__PROVIDED DATA__:
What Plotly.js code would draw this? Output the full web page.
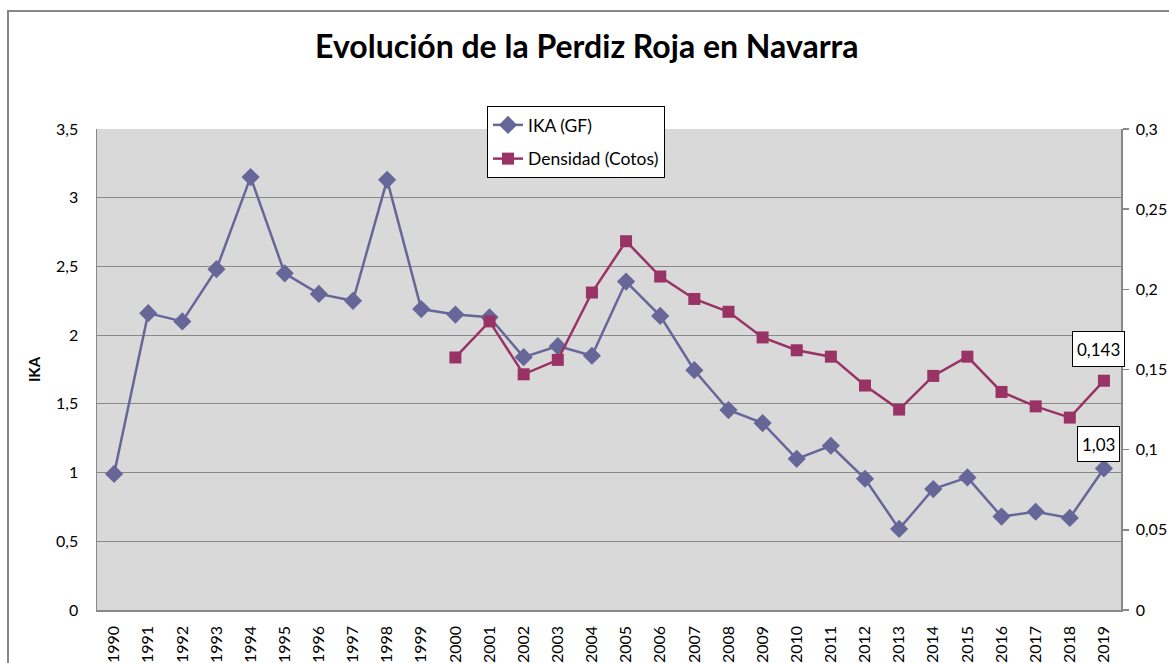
<!DOCTYPE html>
<html>
<head>
<meta charset="utf-8">
<script src="https://cdn.plot.ly/plotly-3.0.1.min.js"></script>
<style>
html,body{margin:0;padding:0;background:#fff;}
#chart{width:1169px;height:663px;}
</style>
</head>
<body>
<div id="chart"></div>
<script>
const years = ['1990','1991','1992','1993','1994','1995','1996','1997','1998','1999',
  '2000','2001','2002','2003','2004','2005','2006','2007','2008','2009',
  '2010','2011','2012','2013','2014','2015','2016','2017','2018','2019'];
const ika = [0.99,2.16,2.10,2.48,3.15,2.45,2.30,2.25,3.13,2.19,
  2.15,2.13,1.84,1.92,1.85,2.39,2.14,1.745,1.455,1.36,
  1.10,1.195,0.955,0.59,0.88,0.965,0.68,0.715,0.67,1.03];
const densidad = [null,null,null,null,null,null,null,null,null,null,
  0.1575,0.180,0.147,0.156,0.198,0.230,0.208,0.194,0.186,0.170,
  0.162,0.158,0.140,0.125,0.146,0.158,0.136,0.127,0.120,0.143];
const seriesNames = ['IKA (GF)','Densidad (Cotos)'];
const titleText = 'Evolución de la Perdiz Roja en Navarra';
const yTitle = 'IKA';

const FONT = 'Lato, "Noto Sans", sans-serif';
const lastIdx = years.length - 1;

const traces = [
  {x: years, y: ika, name: seriesNames[0], type: 'scatter', mode: 'lines+markers',
   legendgroup: 'a',
   line: {color: '#666699', width: 2.5},
   marker: {symbol: 'diamond', size: 14, color: '#666699'}},
  {x: years, y: densidad, name: seriesNames[1], type: 'scatter', mode: 'lines+markers',
   yaxis: 'y2', legendgroup: 'b', connectgaps: false,
   line: {color: '#993366', width: 2.5},
   marker: {symbol: 'square', size: 12, color: '#993366'}}
];

const fmt = v => String(v).replace('.', ',');

const layout = {
  width: 1169, height: 663,
  margin: {l: 97, r: 48, t: 129, b: 53},
  paper_bgcolor: '#ffffff',
  plot_bgcolor: '#d9d9d9',
  separators: ',.',
  font: {family: FONT, size: 16, color: '#000'},
  title: {text: '<b>' + titleText + '</b>', font: {family: FONT, size: 32, color: '#000'},
          x: 0.502, xanchor: 'center', y: 1 - 47/663, yanchor: 'middle', yref: 'container'},
  showlegend: true,
  legend: {x: (487-97)/1024, xanchor: 'left', y: 1 + (129-106)/481, yanchor: 'top',
           bgcolor: '#ffffff', bordercolor: '#000000', borderwidth: 1,
           font: {family: FONT, size: 17.5}, traceorder: 'grouped', tracegroupgap: 8},
  xaxis: {type: 'category', range: [-0.5, 29.5], tickangle: -90,
          showgrid: false, showline: true, linecolor: '#888888', linewidth: 1.5,
          ticks: '', ticklabelstandoff: 8, tickfont: {size: 16}, fixedrange: true, zeroline: false},
  yaxis: {range: [0, 3.5], dtick: 0.5, tick0: 0, showgrid: true, gridcolor: '#888888', gridwidth: 1,
          showline: true, linecolor: '#888888', linewidth: 1.5, ticks: '', zeroline: false,
          ticklabelstandoff: 14, tickfont: {size: 16},
          title: {text: '<b>' + yTitle + '</b>', font: {size: 15}, standoff: 12}},
  yaxis2: {range: [0, 0.3], dtick: 0.05, tick0: 0, overlaying: 'y', side: 'right',
           showgrid: false, showline: true, linecolor: '#888888', linewidth: 1.5,
           ticks: 'outside', ticklen: 6, tickcolor: '#888888', tickwidth: 1.5,
           ticklabelstandoff: 4, zeroline: false, tickfont: {size: 16}},
  annotations: [
    {x: lastIdx, y: ika[lastIdx], xref: 'x', yref: 'y', text: fmt(ika[lastIdx]),
     showarrow: false, xshift: -5, yshift: 24, bgcolor: '#ffffff', bordercolor: '#000000',
     borderwidth: 1, borderpad: 4, height: 26, valign: 'middle', font: {size: 17}},
    {x: lastIdx, y: densidad[lastIdx], xref: 'x', yref: 'y2', text: fmt(densidad[lastIdx]),
     showarrow: false, xshift: -5, yshift: 32, bgcolor: '#ffffff', bordercolor: '#000000',
     borderwidth: 1, borderpad: 4, height: 26, valign: 'middle', font: {size: 17}}
  ],
  shapes: [
    {type: 'rect', xref: 'paper', yref: 'paper', x0: (8-97)/1024, x1: 1.2,
     y0: -0.3, y1: 1 + (129-11)/481, line: {color: '#888888', width: 2}, fillcolor: 'rgba(0,0,0,0)', layer: 'below'}
  ]
};

Plotly.newPlot('chart', traces, layout, {displayModeBar: false, staticPlot: true});
</script>
</body>
</html>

__WORK TO COMPLETE__: The listing above must be printed again exactly, minus its pictures.

__ANSWER TO THE TASK__:
What Plotly.js code would draw this? Output the full web page.
<!DOCTYPE html>
<html>
<head>
<meta charset="utf-8">
<script src="https://cdn.plot.ly/plotly-3.0.1.min.js"></script>
<style>
html,body{margin:0;padding:0;background:#fff;}
#chart{width:1169px;height:663px;}
</style>
</head>
<body>
<div id="chart"></div>
<script>
const years = ['1990','1991','1992','1993','1994','1995','1996','1997','1998','1999',
  '2000','2001','2002','2003','2004','2005','2006','2007','2008','2009',
  '2010','2011','2012','2013','2014','2015','2016','2017','2018','2019'];
const ika = [0.99,2.16,2.10,2.48,3.15,2.45,2.30,2.25,3.13,2.19,
  2.15,2.13,1.84,1.92,1.85,2.39,2.14,1.745,1.455,1.36,
  1.10,1.195,0.955,0.59,0.88,0.965,0.68,0.715,0.67,1.03];
const densidad = [null,null,null,null,null,null,null,null,null,null,
  0.1575,0.180,0.147,0.156,0.198,0.230,0.208,0.194,0.186,0.170,
  0.162,0.158,0.140,0.125,0.146,0.158,0.136,0.127,0.120,0.143];
const seriesNames = ['IKA (GF)','Densidad (Cotos)'];
const titleText = 'Evolución de la Perdiz Roja en Navarra';
const yTitle = 'IKA';

const FONT = 'Lato, "Noto Sans", sans-serif';
const lastIdx = years.length - 1;

const traces = [
  {x: years, y: ika, name: seriesNames[0], type: 'scatter', mode: 'lines+markers',
   legendgroup: 'a',
   line: {color: '#666699', width: 2.5},
   marker: {symbol: 'diamond', size: 14, color: '#666699'}},
  {x: years, y: densidad, name: seriesNames[1], type: 'scatter', mode: 'lines+markers',
   yaxis: 'y2', legendgroup: 'b', connectgaps: false,
   line: {color: '#993366', width: 2.5},
   marker: {symbol: 'square', size: 12, color: '#993366'}}
];

const fmt = v => String(v).replace('.', ',');

const layout = {
  width: 1169, height: 663,
  margin: {l: 97, r: 48, t: 129, b: 53},
  paper_bgcolor: '#ffffff',
  plot_bgcolor: '#d9d9d9',
  separators: ',.',
  font: {family: FONT, size: 16, color: '#000'},
  title: {text: '<b>' + titleText + '</b>', font: {family: FONT, size: 32, color: '#000'},
          x: 0.502, xanchor: 'center', y: 1 - 47/663, yanchor: 'middle', yref: 'container'},
  showlegend: true,
  legend: {x: (487-97)/1024, xanchor: 'left', y: 1 + (129-106)/481, yanchor: 'top',
           bgcolor: '#ffffff', bordercolor: '#000000', borderwidth: 1,
           font: {family: FONT, size: 17.5}, traceorder: 'grouped', tracegroupgap: 8},
  xaxis: {type: 'category', range: [-0.5, 29.5], tickangle: -90,
          showgrid: false, showline: true, linecolor: '#888888', linewidth: 1.5,
          ticks: '', ticklabelstandoff: 8, tickfont: {size: 16}, fixedrange: true, zeroline: false},
  yaxis: {range: [0, 3.5], dtick: 0.5, tick0: 0, showgrid: true, gridcolor: '#888888', gridwidth: 1,
          showline: true, linecolor: '#888888', linewidth: 1.5, ticks: '', zeroline: false,
          ticklabelstandoff: 14, tickfont: {size: 16},
          title: {text: '<b>' + yTitle + '</b>', font: {size: 15}, standoff: 12}},
  yaxis2: {range: [0, 0.3], dtick: 0.05, tick0: 0, overlaying: 'y', side: 'right',
           showgrid: false, showline: true, linecolor: '#888888', linewidth: 1.5,
           ticks: 'outside', ticklen: 6, tickcolor: '#888888', tickwidth: 1.5,
           ticklabelstandoff: 4, zeroline: false, tickfont: {size: 16}},
  annotations: [
    {x: lastIdx, y: ika[lastIdx], xref: 'x', yref: 'y', text: fmt(ika[lastIdx]),
     showarrow: false, xshift: -5, yshift: 24, bgcolor: '#ffffff', bordercolor: '#000000',
     borderwidth: 1, borderpad: 4, height: 26, valign: 'middle', font: {size: 17}},
    {x: lastIdx, y: densidad[lastIdx], xref: 'x', yref: 'y2', text: fmt(densidad[lastIdx]),
     showarrow: false, xshift: -5, yshift: 32, bgcolor: '#ffffff', bordercolor: '#000000',
     borderwidth: 1, borderpad: 4, height: 26, valign: 'middle', font: {size: 17}}
  ],
  shapes: [
    {type: 'rect', xref: 'paper', yref: 'paper', x0: (8-97)/1024, x1: 1.2,
     y0: -0.3, y1: 1 + (129-11)/481, line: {color: '#888888', width: 2}, fillcolor: 'rgba(0,0,0,0)', layer: 'below'}
  ]
};

Plotly.newPlot('chart', traces, layout, {displayModeBar: false, staticPlot: true});
</script>
</body>
</html>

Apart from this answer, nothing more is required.